The most enjoyable places I've ever lived and visited were by far the densest ones. To each their own, I guess. And Vancouver which is supposedly the densest city is still at 1/3 of the density of a city like Barcelona (which is an amazing place). That's why I love downtown Vancouver, because it's the densest region of the densest city.
Sorry maybe I wasn't clear, I didn't mean that increasing density decreases standard of living, I meant over-occupying spaces that aren't built for the purpose decreases standard of living. In many parts of the world a family lives in a single room, but that doesn't mean Canada has to do it too.
High density requires planned infrastructure to support it, and suddenly having houses in the suburbs with 20 people living in them is not a healthy form of density.

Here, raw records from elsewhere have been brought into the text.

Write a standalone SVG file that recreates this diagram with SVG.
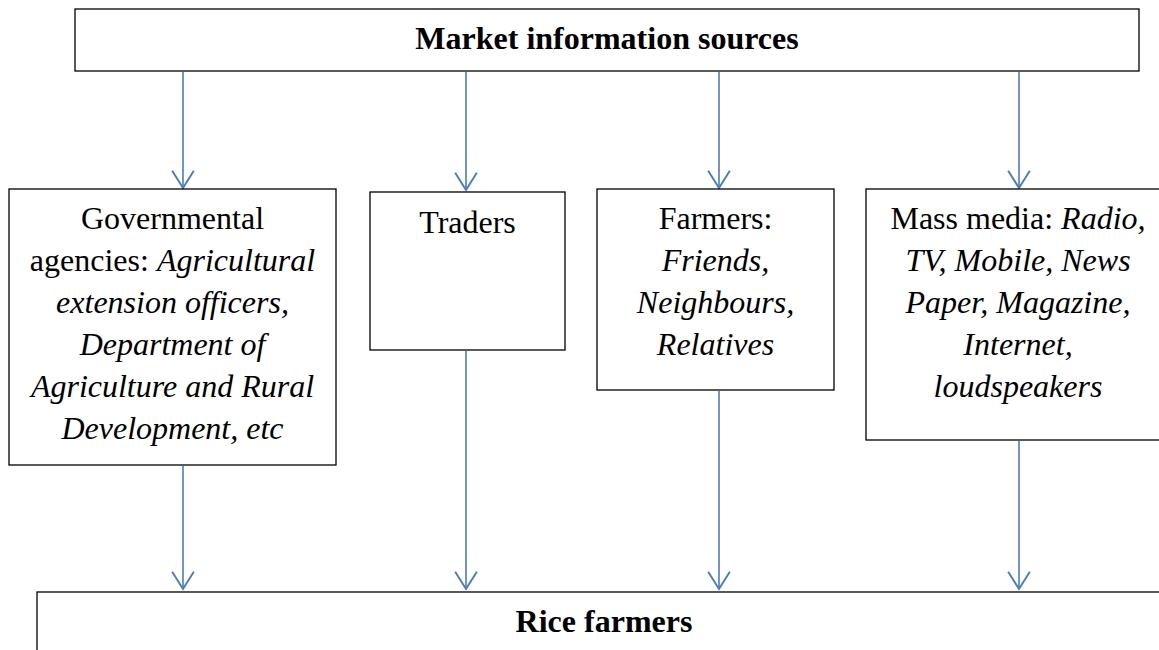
<svg xmlns="http://www.w3.org/2000/svg" width="1159" height="650" viewBox="0 0 1159 650">
<style>
.box{fill:#fff;stroke:#000;stroke-width:1.3}
.t{font-family:"Liberation Serif","Times New Roman",serif;font-size:32px;fill:#000;text-anchor:middle}
.b{font-weight:bold}
.i{font-style:italic}
.c{fill:none;stroke:#4A7EBB;stroke-width:1.6}
</style>
<defs>
<marker id="ah" markerUnits="userSpaceOnUse" markerWidth="24" markerHeight="26" refX="0" refY="0" viewBox="-18 -12 20 24" orient="auto">
<path d="M-16,-10 L0,0 L-16,10" fill="none" stroke="#4A7EBB" stroke-width="1.8"/>
</marker>
</defs>
<rect width="1159" height="650" fill="#fff"/>
<g id="connectors">
<line class="c" x1="183" y1="72" x2="183" y2="188" marker-end="url(#ah)"/>
<line class="c" x1="466" y1="72" x2="466" y2="190" marker-end="url(#ah)"/>
<line class="c" x1="719" y1="72" x2="719" y2="188" marker-end="url(#ah)"/>
<line class="c" x1="1019" y1="72" x2="1019" y2="188" marker-end="url(#ah)"/>
<line class="c" x1="183" y1="466" x2="183" y2="589" marker-end="url(#ah)"/>
<line class="c" x1="466" y1="351" x2="466" y2="589" marker-end="url(#ah)"/>
<line class="c" x1="719" y1="391" x2="719" y2="589" marker-end="url(#ah)"/>
<line class="c" x1="1019" y1="441" x2="1019" y2="589" marker-end="url(#ah)"/>
</g>
<g id="sources">
<rect class="box" x="75" y="9" width="1064" height="62"/>
<text class="t b" x="607" y="49">Market information sources</text>
</g>
<g id="gov">
<rect class="box" x="9" y="189" width="327" height="276"/>
<text class="t" x="172.5" y="229">Governmental</text>
<text class="t" x="172.5" y="271">agencies: <tspan class="i">Agricultural</tspan></text>
<text class="t i" x="172.5" y="313">extension officers,</text>
<text class="t i" x="172.5" y="355">Department of</text>
<text class="t i" x="172.5" y="397">Agriculture and Rural</text>
<text class="t i" x="172.5" y="439">Development, etc</text>
</g>
<g id="traders">
<rect class="box" x="370" y="192" width="195" height="158"/>
<text class="t" x="467.5" y="233">Traders</text>
</g>
<g id="farmers">
<rect class="box" x="597" y="189" width="237" height="201"/>
<text class="t" x="715.5" y="229">Farmers:</text>
<text class="t i" x="715.5" y="271">Friends,</text>
<text class="t i" x="715.5" y="313">Neighbours,</text>
<text class="t i" x="715.5" y="355">Relatives</text>
</g>
<g id="media">
<rect class="box" x="866" y="189" width="306" height="251"/>
<text class="t" x="1018" y="229">Mass media: <tspan class="i">Radio,</tspan></text>
<text class="t i" x="1018" y="271">TV, Mobile, News</text>
<text class="t i" x="1018" y="313">Paper, Magazine,</text>
<text class="t i" x="1018" y="355">Internet,</text>
<text class="t i" x="1018" y="397">loudspeakers</text>
</g>
<g id="rice">
<rect class="box" x="37" y="592" width="1134" height="80"/>
<text class="t b" x="604" y="632">Rice farmers</text>
</g>
</svg>
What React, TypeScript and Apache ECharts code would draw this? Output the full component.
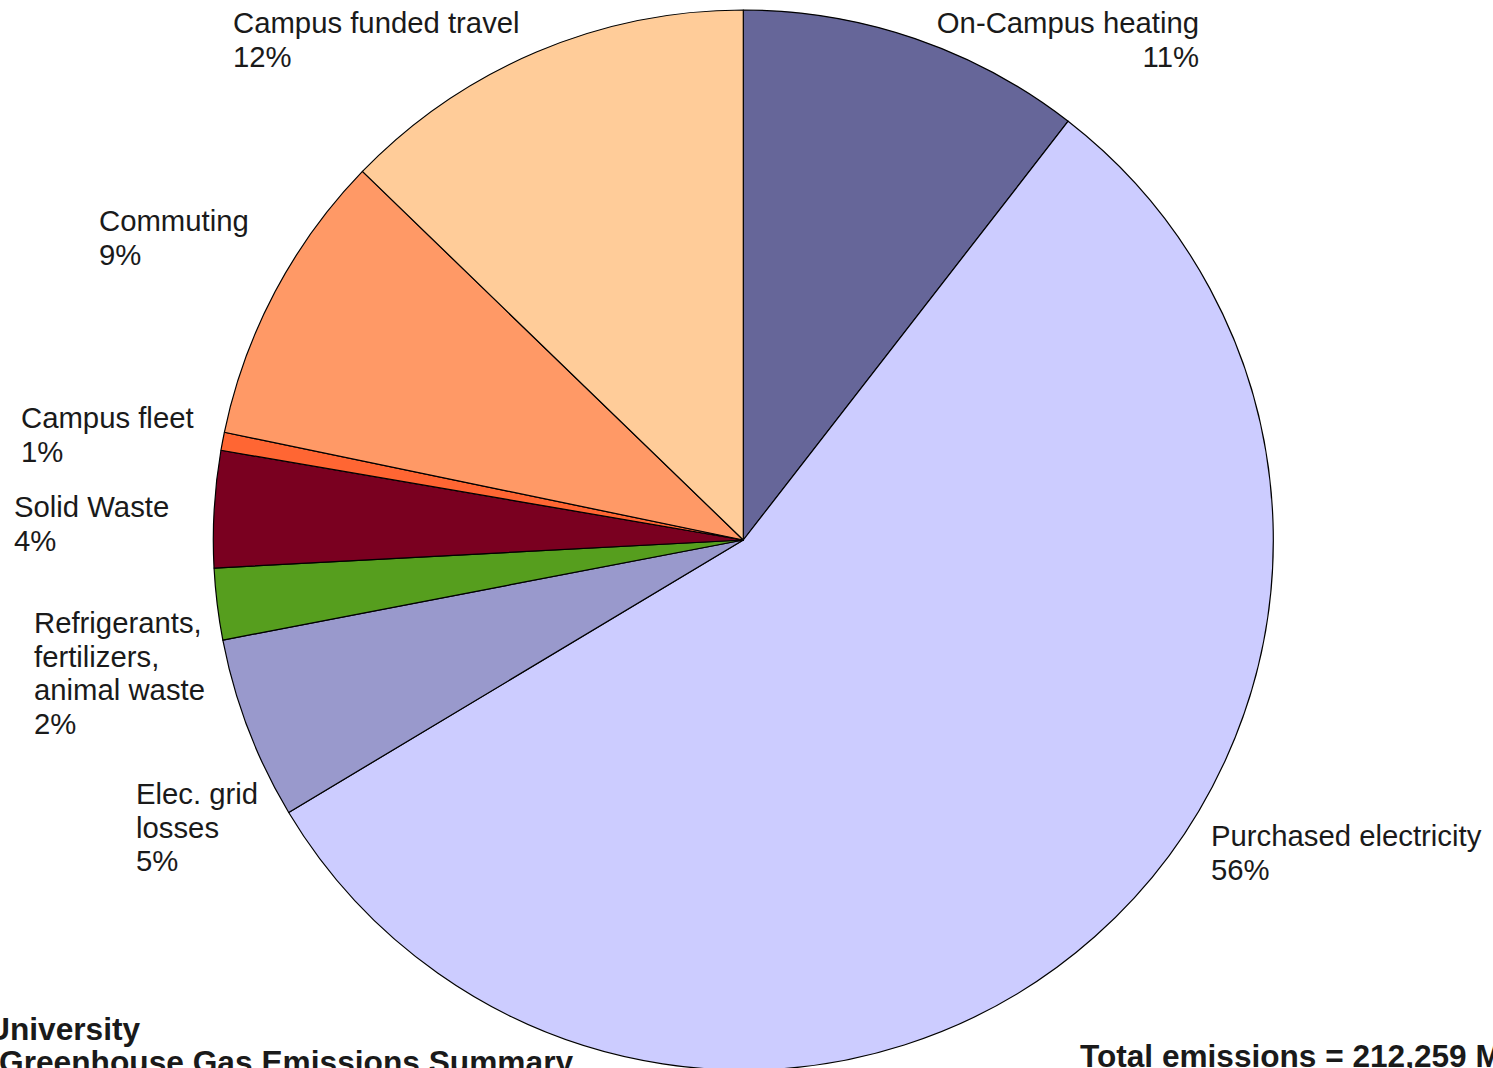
import React, { useEffect, useRef } from "react";
import * as echarts from "echarts";

// ---- Data ----
const categories = [
  "On-Campus heating",
  "Purchased electricity",
  "Elec. grid\nlosses",
  "Refrigerants,\nfertilizers,\nanimal waste",
  "Solid Waste",
  "Campus fleet",
  "Commuting",
  "Campus funded travel",
];
// share of total emissions (%)
const shares = [10.5, 55.9, 5.57, 2.18, 3.55, 0.55, 8.98, 12.76];
const percentLabels = ["11%", "56%", "5%", "2%", "4%", "1%", "9%", "12%"];
const titleLines = ["University", "Greenhouse Gas Emissions Summary"];
const totalText = "Total emissions = 212,259 MT CO2e";

// ---- Styles / layout ----
const colors = [
  "#666699",
  "#CCCCFF",
  "#9999CC",
  "#569E1E",
  "#7A0020",
  "#FF6633",
  "#FF9966",
  "#FFCC99",
];
const labelAnchors: { x: number; y: number; align: "left" | "right" }[] = [
  { x: 1199, y: 6, align: "right" },
  { x: 1211, y: 819, align: "left" },
  { x: 136, y: 777, align: "left" },
  { x: 34, y: 606, align: "left" },
  { x: 14, y: 490, align: "left" },
  { x: 21, y: 401, align: "left" },
  { x: 99, y: 204, align: "left" },
  { x: 233, y: 6, align: "left" },
];
const FONT = "'Liberation Sans', Arial, Helvetica, sans-serif";

export default function App() {
  const ref = useRef<HTMLDivElement>(null);
  useEffect(() => {
    if (!ref.current) return;
    const chart = echarts.init(ref.current, undefined, { renderer: "svg" });
    chart.setOption({
      animation: false,
      backgroundColor: "#ffffff",
      series: [
        {
          type: "pie",
          center: [743.3, 540],
          radius: [0, 530],
          startAngle: 90,
          clockwise: true,
          silent: true,
          avoidLabelOverlap: false,
          itemStyle: { borderColor: "#000000", borderWidth: 1.2 },
          label: {
            show: true,
            position: "outside",
            fontFamily: FONT,
            fontSize: 29.3,
            lineHeight: 33.5,
            color: "#1a1a1a",
            formatter: (p: any) =>
              categories[p.dataIndex] + "\n" + percentLabels[p.dataIndex],
          },
          labelLine: { show: false },
          labelLayout: (p: any) => {
            const a = labelAnchors[p.dataIndex];
            return { x: a.x, y: a.y, align: a.align, verticalAlign: "top" };
          },
          emphasis: { disabled: true },
          data: categories.map((name, i) => ({
            name,
            value: shares[i],
            itemStyle: { color: colors[i] },
          })),
        },
      ],
      graphic: [
        {
          type: "text",
          x: -13,
          y: 1029,
          style: {
            text: titleLines[0],
            fontFamily: FONT,
            fontSize: 31.7,
            fontWeight: "bold",
            fill: "#1a1a1a",
            textAlign: "left",
            textVerticalAlign: "middle",
          },
        },
        {
          type: "text",
          x: -1,
          y: 1062,
          style: {
            text: titleLines[1],
            fontFamily: FONT,
            fontSize: 31.7,
            fontWeight: "bold",
            fill: "#1a1a1a",
            textAlign: "left",
            textVerticalAlign: "middle",
          },
        },
        {
          type: "text",
          x: 1080,
          y: 1056,
          style: {
            text: totalText,
            fontFamily: FONT,
            fontSize: 31.6,
            fontWeight: "bold",
            fill: "#1a1a1a",
            textAlign: "left",
            textVerticalAlign: "middle",
          },
        },
      ],
    });
    return () => chart.dispose();
  }, []);
  return (
    <div
      ref={ref}
      style={{ position: "absolute", left: 0, top: 0, width: 1493, height: 1068 }}
    />
  );
}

Ah sorry, the "this" in "this is just decreasing standard of living" was meant to refer to people cramming up, not to "increase density". Thanks for clarifying.
Well, we agree on that. Cheers to planned infrastructure instead of rooming in the suburbs.
The Breach is an online, Canadian news outlet launched on 10 March 2021 to provide reader- and viewer-supported reporting, analysis, and videos on issues such as racism, economic inequality, colonialism, and climate change. Its contributors include the Indigenous writer, lawyer, and professor Pamela Palmater, journalists El Jones and Linda McQuaig, legal scholar Azeezah Kanji, and documentary filmmaker Avi Lewis.[1]
So it's basically their thing. Like any other news media, they're just trying to attract clicks by saying people are blaming immigrants for the housing crisis. The reality is that we need immigration to keep our economy afloat. However, like you said, the immigration system is not working in our favor because it set the limits too high and everyone and their grandmother are moving to the only couple of large urban centers where every other immigrant decided to live: Toronto and Vancouver.
It's not the immigrants' fault. It's the immigration system and the government who can't manage their shit well.
I'm getting the sense that people are mixing up blaming the individuals coming here for a better life, vs blaming the systems that brought them here knowing full well we simply don't have a place for them until we actually get around to building it...
I'm all for immigration. So let's fucking build some places for these people to live, and then bring them over. Why is this so hard for people to understand?